I can rattle the dates off without googling: 9/5/46 (Freddie’s birthday); 9/21/80 (first time I saw Queen live); 7/31/82 (last time I saw Queen live with Freddie); 9/24/91 (the day Freddie died).
So when I saw a post on social media from one of my horror family friends showing the cover to Hell’s Bells with Freddie Mercury in profile, it didn’t matter if it was a horror story or a Harlequin Romance, I hopped right on Amazon and placed my order.

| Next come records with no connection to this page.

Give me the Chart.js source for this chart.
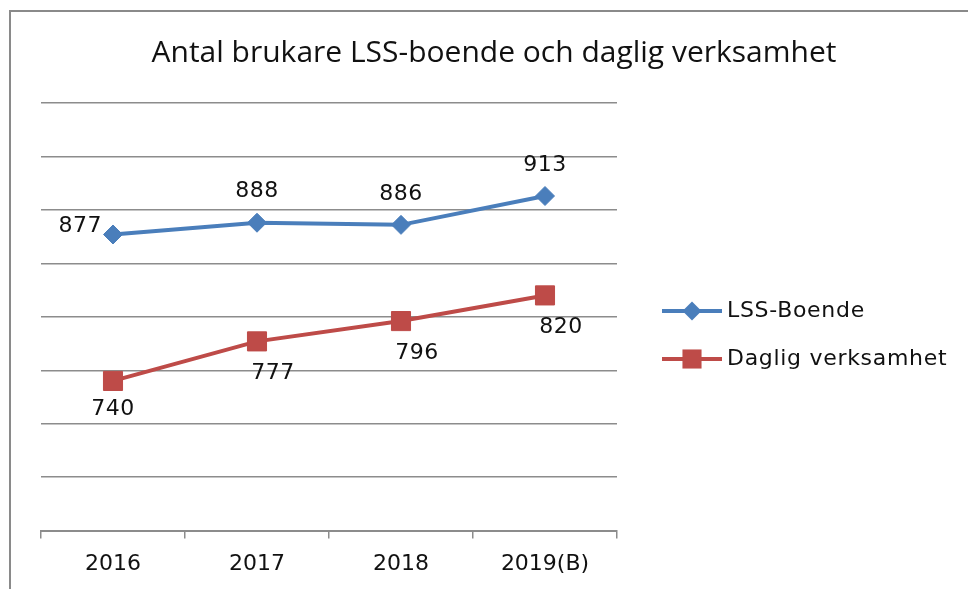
<!DOCTYPE html>
<html>
<head>
<meta charset="utf-8">
<script src="https://cdn.jsdelivr.net/npm/chart.js@4.4.0/dist/chart.umd.min.js"></script>
<style>
  html, body { margin: 0; padding: 0; background: #fff; overflow: hidden; }
  #frame { position: absolute; left: 9px; top: 10px; width: 1000px; height: 700px;
           border-left: 2px solid #8a8a8a; border-top: 2px solid #8a8a8a; }
  #box { position: absolute; left: 0; top: 0; width: 968px; height: 589px; }
</style>
</head>
<body>
<div id="frame"></div>
<div id="box"><canvas id="chart"></canvas></div>
<script>
const TITLE = 'Antal brukare LSS-boende och daglig verksamhet';
const YEARS = ['2016', '2017', '2018', '2019(B)'];
const LSS_BOENDE = [877, 888, 886, 913];
const DAGLIG_VERKSAMHET = [740, 777, 796, 820];
const Y_MIN = 600, Y_MAX = 1000, Y_STEP = 50;
// where each value label sits relative to its point
const LSS_LABEL_POS = ['left', 'above', 'above', 'above'];
const DAGLIG_LABEL_POS = ['below', 'belowRight', 'belowRight', 'belowRight'];

const BLUE = '#4a7ebb';
const RED = '#be4b48';
const GRID = '#8c8c8c';
const TEXT = '#111';

function drawMarker(ctx, style, x, y, r, color) {
    ctx.fillStyle = color;
    ctx.beginPath();
    if (style === 'rectRot') {
        ctx.moveTo(x - r, y); ctx.lineTo(x, y - r); ctx.lineTo(x + r, y); ctx.lineTo(x, y + r);
    } else {
        let s = r * Math.SQRT1_2;
        ctx.rect(x - s, y - s, 2 * s, 2 * s);
    }
    ctx.closePath();
    ctx.fill();
}

const extras = {
    id: 'extras',
    afterDatasetsDraw(chart) {
        const ctx = chart.ctx;
        ctx.save();

        // title
        ctx.font = '30px "Open Sans"';
        ctx.fillStyle = TEXT;
        ctx.textAlign = 'center';
        ctx.textBaseline = 'alphabetic';
        ctx.fillText(TITLE, 494, 62);

        // value labels
        ctx.font = '22px "DejaVu Sans"';
        ctx.letterSpacing = '0.5px';
        chart.data.datasets.forEach((ds, di) => {
            let meta = chart.getDatasetMeta(di);
            meta.data.forEach((pt, i) => {
                let pos = ds.labelPos[i];
                let x = pt.x, y = pt.y;
                ctx.textAlign = 'center';
                ctx.textBaseline = 'middle';
                if (pos === 'left') { ctx.textAlign = 'right'; x -= 11; y -= 8; }
                else if (pos === 'above') { y -= 31; }
                else if (pos === 'below') { y += 28; }
                else if (pos === 'belowRight') { x += 16; y += 32; }
                ctx.fillText(String(ds.data[i]), x, y);
            });
        });

        // legend
        chart.data.datasets.forEach((ds, di) => {
            let y = 311 + di * 48;
            ctx.strokeStyle = ds.borderColor;
            ctx.lineWidth = 4;
            ctx.beginPath();
            ctx.moveTo(662, y);
            ctx.lineTo(722, y);
            ctx.stroke();
            drawMarker(ctx, ds.pointStyle, 692, y, ds.pointRadius, ds.borderColor);
            ctx.fillStyle = TEXT;
            ctx.textAlign = 'left';
            ctx.textBaseline = 'middle';
            ctx.letterSpacing = '0.7px';
            ctx.fillText(ds.label, 727, y);
        });

        ctx.restore();
    }
};

new Chart(document.getElementById('chart'), {
    type: 'line',
    data: {
        labels: YEARS,
        datasets: [{
            label: 'LSS-Boende',
            data: LSS_BOENDE,
            labelPos: LSS_LABEL_POS,
            borderColor: BLUE,
            backgroundColor: BLUE,
            borderWidth: 4,
            pointStyle: 'rectRot',
            pointRadius: 9.5,
            pointHoverRadius: 9.5,
            pointBorderWidth: 1,
            tension: 0
        }, {
            label: 'Daglig verksamhet',
            data: DAGLIG_VERKSAMHET,
            labelPos: DAGLIG_LABEL_POS,
            borderColor: RED,
            backgroundColor: RED,
            borderWidth: 4,
            pointStyle: 'rect',
            pointRadius: 13.5,
            pointHoverRadius: 13.5,
            pointBorderWidth: 1,
            tension: 0
        }]
    },
    options: {
        responsive: true,
        maintainAspectRatio: false,
        animation: false,
        layout: { padding: { left: 41, right: 351, top: 103, bottom: 0 } },
        plugins: {
            legend: { display: false },
            title: { display: false },
            tooltip: { enabled: false }
        },
        scales: {
            x: {
                offset: true,
                grid: { offset: true, drawOnChartArea: false, color: GRID, lineWidth: 1.5, tickLength: 8 },
                border: { color: GRID, width: 2 },
                ticks: { color: TEXT, padding: 12, font: { family: 'DejaVu Sans', size: 22 } }
            },
            y: {
                min: Y_MIN,
                max: Y_MAX,
                ticks: { display: false, stepSize: Y_STEP },
                grid: { color: GRID, lineWidth: 1.5, drawTicks: false },
                border: { display: false }
            }
        }
    },
    plugins: [extras]
});
</script>
</body>
</html>
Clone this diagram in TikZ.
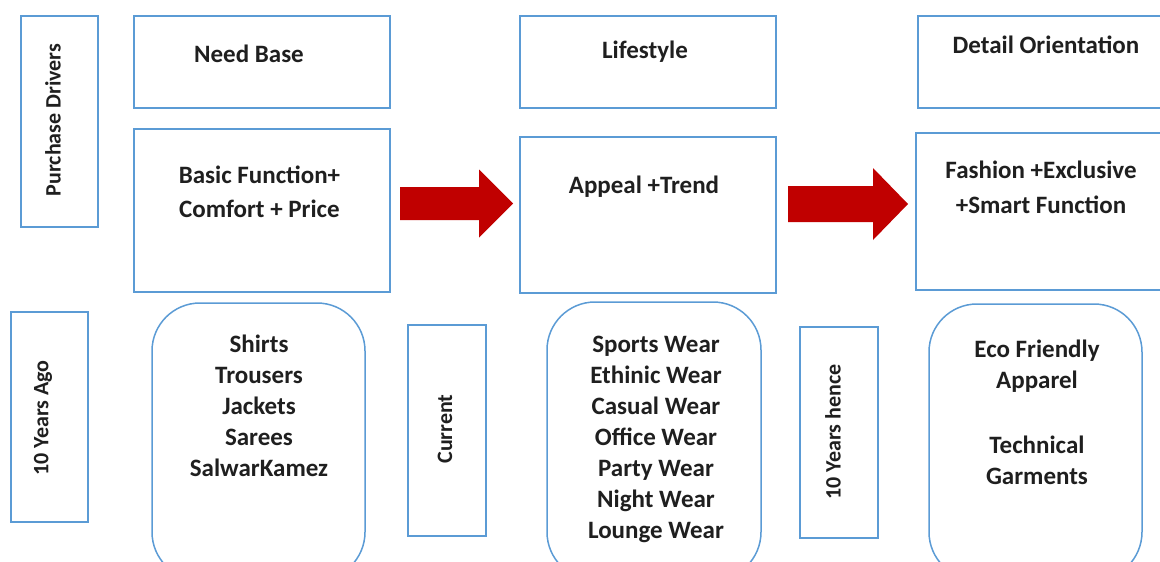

Hell’s Bells tells the story of four 17 year old friends wrestling with some changes in their lives. Sasha, the story’s narrator, is upset best friend Hayley has been “born again” and is struggling with her new outlook on life. When her opinions include condemning all rock music as the work of the devil, Sasha has had enough. Something must be done to show Hayley that Freddie Mercury (among others) was not subliminally expounding satanic rhetoric in his lyrics. Sasha and her friends figure if they show Hayley that there is no such thing as the devil, they can get the old Hayley back.
So they go about trying to summon the devil.
I’d love to discuss the plot in much greater detail, but to do so would necessitate major spoilers. What started out as a teen coming of age story takes a very dark turn. Blood is spilled and lives are broken. Quigley writes well when the passage demands it. She also can handle teen angst and conversations pretty solid.
But the elephant in the room is her handling of religious themes. She has definite opinions on these ideals and the second half of the novella promulgates the idea that nothing is what it seems when it comes to God and the devil. I sense some amount of Ayn Rand objectivism in her concepts—follow reason and not faith—and, ultimately, the girls in the story espouse the belief that the support they get from each other is all the reason they need to have the faith they do. It’s a resonant lesson, but not one without some amount of controversy.
The story draws from such influences as Neil Gaiman’s Season of Mists storyline in Sandman; the current Lucifer TV show, and most certainly the Queen legacy. Quigley names chapters after Queen song titles, each title tying into the chapter’s content. She’s clearly done her homework when it comes to Freddie and the boys. Queen’s music becomes something of a driver for the plot, an aspect which the fanboy in me absolutely loved.
All said, the novella gives the royal treatment to the classic devil conjuring trope in horror fiction. But Quigley turns that trope on its pointy tailed behind, weighing in on some heavy topics. Sprinkle delicately with a little body horror and evisceration and this one packs a ton of fun into 134 pages. It’s just a question as to whether or not the girls can defy the laws of nature and come out alive (see what I did there?)
4 out of 5 crazy little stars.
Hell's Bells, like every installment in the Rewind or Die series, is a great deal of fun. There's gore, there's blood, there are some scenes so gross they could win a splatterpunk award. But there's also a great deal of heart in Lisa Quigley's characters, and in their relationships with each other. The long running friendships of the four friends, their sense of self, their love for each other, and the concept of self love all run through this story. It's well written, it's funny, and it's like nothing I've ever read before. Looking forward to more from this author.